Opinión | VERDIALES

Fortuna

Gracias a las palabras de una poeta me he dado cuenta de lo afortunada que soy, de que mi vida es única, salvaje y preciosa

El sótano de la librería Strand, en Nueva York

El sótano de la librería Strand, en Nueva York / EPE

“Dime, ¿qué piensas hacer con tu única, salvaje y preciosa vida?”. Con esta pregunta, hecha de versos y sueños, la escritora estadounidense Mary Oliver cierra su poema El día de verano, uno de los más conocidos de su obra, muy prolífica, aunque tristemente poco traducida en España.

No es una cuestión baladí y, por tanto, tampoco es fácil de responder. Pero, claro, para poder afrontar la profunda reflexión que conlleva hay que habérsela planteado antes, algo inusual en las frenéticas circunstancias en las que sobrevivimos. Hoy la calma es un bien de lujo, y ni siquiera está a la venta.

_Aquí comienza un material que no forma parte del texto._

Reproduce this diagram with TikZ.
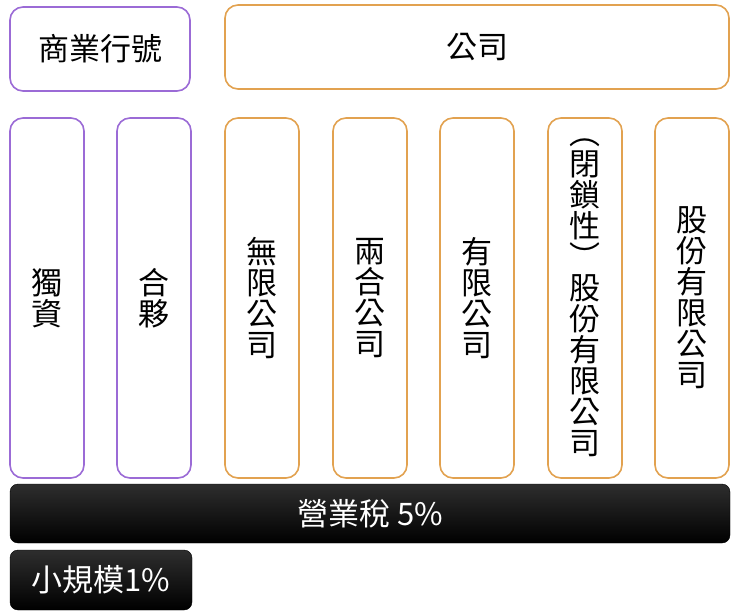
\documentclass[tikz,border=0pt]{standalone}
\usepackage{fontspec}
\newfontfamily\cjk{Noto Sans CJK TC}
\usetikzlibrary{positioning}
\definecolor{shoppurple}{RGB}{155,107,214}
\definecolor{firmorange}{RGB}{226,162,80}
\tikzset{
  box/.style={rectangle, rounded corners=13pt, line width=1.6pt, fill=white, inner sep=0pt, align=center, font=\cjk\fontsize{31}{31}\selectfont},
  purplebox/.style={box, draw=shoppurple},
  orangebox/.style={box, draw=firmorange},
  taxbox/.style={rectangle, rounded corners=8pt, top color=black!82, bottom color=black, draw=black, inner sep=0pt, text=white, font=\cjk\fontsize{31}{31}\selectfont}
}

\begin{document}
\begin{tikzpicture}[x=1pt, y=-1pt]
      \useasboundingbox (0,0) rectangle (740,616);
      % Groups
      \node[purplebox, minimum width=180pt, minimum height=84pt] (shop) at (100,49) {商業行號};
      \node[orangebox, minimum width=504pt, minimum height=84pt] (company) at (477,47) {公司};

      % Forms
      \node[purplebox, minimum width=74pt, minimum height=360pt] (sole) at (47,298) {獨\\資};
      \node[purplebox, minimum width=74pt, minimum height=360pt] (partner) at (154,298) {合\\夥};
      \node[orangebox, minimum width=74pt, minimum height=360pt] (unlimited) at (262,298) {無\\限\\公\\司};
      \node[orangebox, minimum width=74pt, minimum height=360pt] (limpart) at (370,298) {兩\\合\\公\\司};
      \node[orangebox, minimum width=74pt, minimum height=360pt] (limited) at (477,298) {有\\限\\公\\司};
      \node[orangebox, minimum width=74pt, minimum height=360pt] (closed) at (585,298) {︵\\閉\\鎖\\性\\︶\\股\\份\\有\\限\\公\\司};
      \node[orangebox, minimum width=74pt, minimum height=360pt] (stock) at (692,298) {股\\份\\有\\限\\公\\司};

      % Taxes
      \node[taxbox, minimum width=720pt, minimum height=59pt] (vat) at (370,513.5) {營業稅 5\%};
      \node[taxbox, minimum width=182pt, minimum height=60pt] (small) at (101,580) {小規模1\%};
  \end{tikzpicture}
\end{document}
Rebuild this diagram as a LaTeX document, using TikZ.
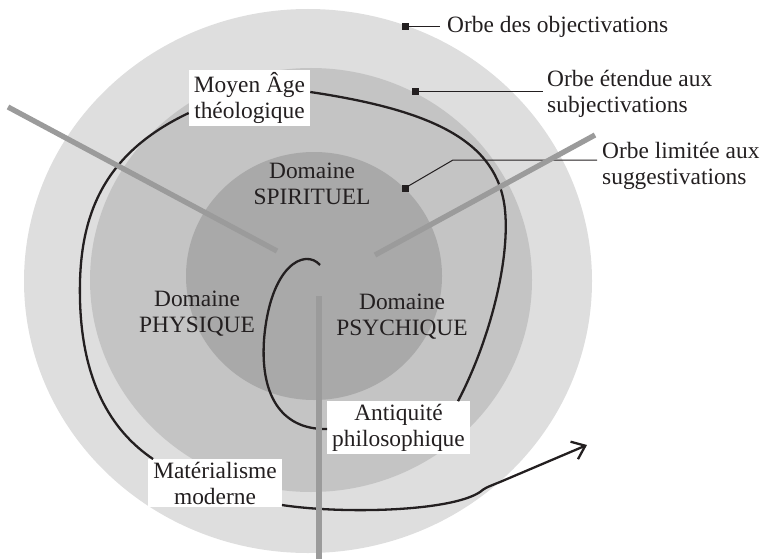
\documentclass[tikz,border=0pt]{standalone}
\usepackage{fontspec}
\setmainfont{Liberation Serif}
\usetikzlibrary{arrows.meta}
\definecolor{orbA}{HTML}{DEDEDE}
\definecolor{orbB}{HTML}{C4C4C4}
\definecolor{orbC}{HTML}{A9A9A9}
\definecolor{axisc}{HTML}{9B9B9B}
\definecolor{textc}{HTML}{231F20}
\begin{document}
\begin{tikzpicture}[x=1pt,y=-1pt,
  txt/.style={font=\fontsize{23.4}{26}\selectfont, text=textc, align=center, inner sep=0pt},
  lbl/.style={txt, fill=white, inner xsep=5pt, inner ysep=2.5pt},
  spiral/.style={line width=2.3pt, textc},
  axisline/.style={line width=5.3pt, axisc},
  lead/.style={line width=1pt, textc},
  sq/.style={rectangle, fill=textc, minimum size=7pt, inner sep=0pt}
]
\useasboundingbox (0,0) rectangle (765,559);
% orbs
\fill[orbA] (308,281) ellipse [x radius=284, y radius=272];
\fill[orbB] (311,280) ellipse [x radius=221, y radius=212];
\fill[orbC] (314,276) ellipse [x radius=128, y radius=124];

% domain texts
\node[txt] (spir) at (312,184) {Domaine\\SPIRITUEL};
\node[txt] (phys) at (197,314) {Domaine\\PHYSIQUE};
\node[txt] (psyc) at (402,317) {Domaine\\PSYCHIQUE};

% era labels
\node[lbl] (moyen) at (249.5,98) {Moyen Âge\\théologique};
\node[lbl] (anti) at (398.5,427.5) {Antiquité\\philosophique};
\node[lbl] (mat) at (215,483) {Matérialisme\\moderne};

% orb labels
\node[sq] (s1) at (405,27) {};
\node[txt, anchor=west] (o1) at (447,27) {Orbe des objectivations};
\node[sq] (s2) at (415,92) {};
\node[txt, anchor=west, align=left] (o2) at (547,94) {Orbe étendue aux\\subjectivations};
\node[sq] (s3) at (405,188) {};
\node[txt, anchor=west, align=left] (o3) at (602,166) {Orbe limitée aux\\suggestivations};
\coordinate (k3) at (453,160);

\draw[lead] (s1.center) -- ([xshift=-7pt]o1.west);
\draw[lead] (s2.center) -- ([xshift=-4pt]o2.west |- s2);
\draw[lead] (s3.center) -- (k3) -- ([xshift=-5pt]o3.west |- k3);

% spiral
\coordinate (spstart) at (320,265);
\coordinate (arrowend) at (587,445);
\draw[spiral] (spstart) .. controls (305,248) and (270,265) .. (264,340)
  .. controls (260,400) and (285,430) .. (anti.west |- 0,429);
\draw[spiral] ([xshift=-12pt]anti.north east) .. controls (490,340) and (510,260) .. (505,210)
  .. controls (498,140) and (430,110) .. ([yshift=6pt]moyen.east);
\draw[spiral] ([yshift=-15pt]moyen.west) .. controls (100,155) and (78,220) .. (80,300)
  .. controls (82,380) and (110,430) .. ([xshift=5pt]mat.north west);
\draw[spiral, -{Straight Barb[length=12pt,width=19pt,line width=2.3pt]}]
  ([yshift=-22pt]mat.east) .. controls (340,514) and (450,512) .. (480,492)
  .. controls (485,488) .. (500,482) -- (arrowend);

% axes
\coordinate (g1a) at (8,107);
\coordinate (g1b) at (277,251);
\coordinate (g2a) at (375,255);
\coordinate (g2b) at (595,135);
\coordinate (g3a) at (319,296);
\coordinate (g3b) at (319,559);
\draw[axisline] (g1a) -- (g1b);
\draw[axisline] (g2a) -- (g2b);
\draw[axisline] (g3a) -- (g3b);
\end{tikzpicture}
\end{document}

Recuerdo la primera vez que leí ese poema de Mary Oliver, hace ya tiempo, tanto que yo era entonces una persona distinta, otra mujer, no mejor ni peor, sólo diferente. Lo hice en voz alta, que es como debe recitarse la poesía para que trascienda y no se quede en la superficie del intelecto, donde acumulamos las narraciones mundanas, aquellas que tienen que ver con la frivolidad y el placer.

Confieso que no sucedió mucho más en aquel momento, aparte de quedarme prendada de esa voz recién descubierta, a la que me pasé meses buscando en cada librería que visitaba, sin importar la ciudad o el país.

Han pasado los años y yo, pese a haber cambiado y crecido, en lo personal y en lo literario, he seguido yendo al encuentro de Mary Oliver, de sus libros y sus fotografías, de sus versos y sus ensayos, de sus reflexiones y su sonrisa, de su única, salvaje y preciosa vida.

La última vez que di con ella fue hace unos días, en una de mis librerías favoritas, Strand, en Nueva York. Da igual que me aloje lejos o cerca de la calle 12 con Broadway, que es donde está ubicada la sede principal, en el barrio de Union Square, en el East Side. Siempre que voy a Manhattan paso por Strand y me pierdo por sus interminables pasillos, recorro los ¡37 kilómetros de libros! que hay en sus tres plantas.

Iba camino de la caja para pagar el ejemplar que había ido a comprar (una edición de bolsillo de En Grand Central Station me senté y lloré, de Elizabeth Smart), y me detuve en la mesa reservada a “Autores galardonados”. Allí estaba, de un modo bastante discreto, he de decir, el noruego Jon Fosse, último premio Nobel de Literatura y, justo a su lado, Mary Oliver (en 1984 logró el Pulitzer de Poesía y en 1992, el National Book Award).

Ensueño

Cogí una antología de sus poemas y busqué El día de verano. Fuera llovía con una fina intensidad y la temperatura, primaveral el día anterior y casi veraniega el de mi llegada a la ciudad, había bajado hasta los diez grados. Lo leí y, al acabar, me quedé un rato en silencio, con los ojos cerrados, en mitad de la ruidosa muchedumbre que había en la librería. No me sentí observada. Si algo tienen los neoyorquinos, además de resiliencia, es una asombrosa habilidad para dejar que el otro pase desapercibido.

Volví de mi momentáneo ensueño, evocador de realidades felices y alcanzables, dejé el libro en el lugar que ocupaba y, después de pagar, me marché a mi encuentro con la poeta Sharon Olds, en cuyos versos, como en los de Mary Oliver, resuenan ecos de Walt Whitman y de Edna St. Vincent Millay.

Fue una conversación hermosa la que mantuvimos en su despacho de la Universidad de Nueva York, donde, a sus 80 años, atiende a estudiantes que, como yo, anhelan su maestría.

Hablamos de la atrocidad de la guerra; de la belleza de lo doméstico, tan denostado; de la creación, indiferente a los sexos, que no al sexismo; del privilegio de ser escuchada, de la virtud de saber escuchar; de intimidad y escritura; del cuerpo y sus cicatrices, las que se ven y las invisibles; de que lo personal es siempre poético, además de político.

Las palabras de Sharon Olds repararon una parte de mi maltrecho ánimo, me hicieron sentir afortunada. Porque lo soy. Mi vida es única, salvaje y preciosa.

Cuando regresé al hotel, ya entrada la noche, recité de memoria los últimos versos del poema de Mary Oliver, a los que añadí mi nombre: “Dime, Inés, ¿qué piensas hacer con tu única, salvaje y preciosa vida?”. Y esta vez sí me respondí.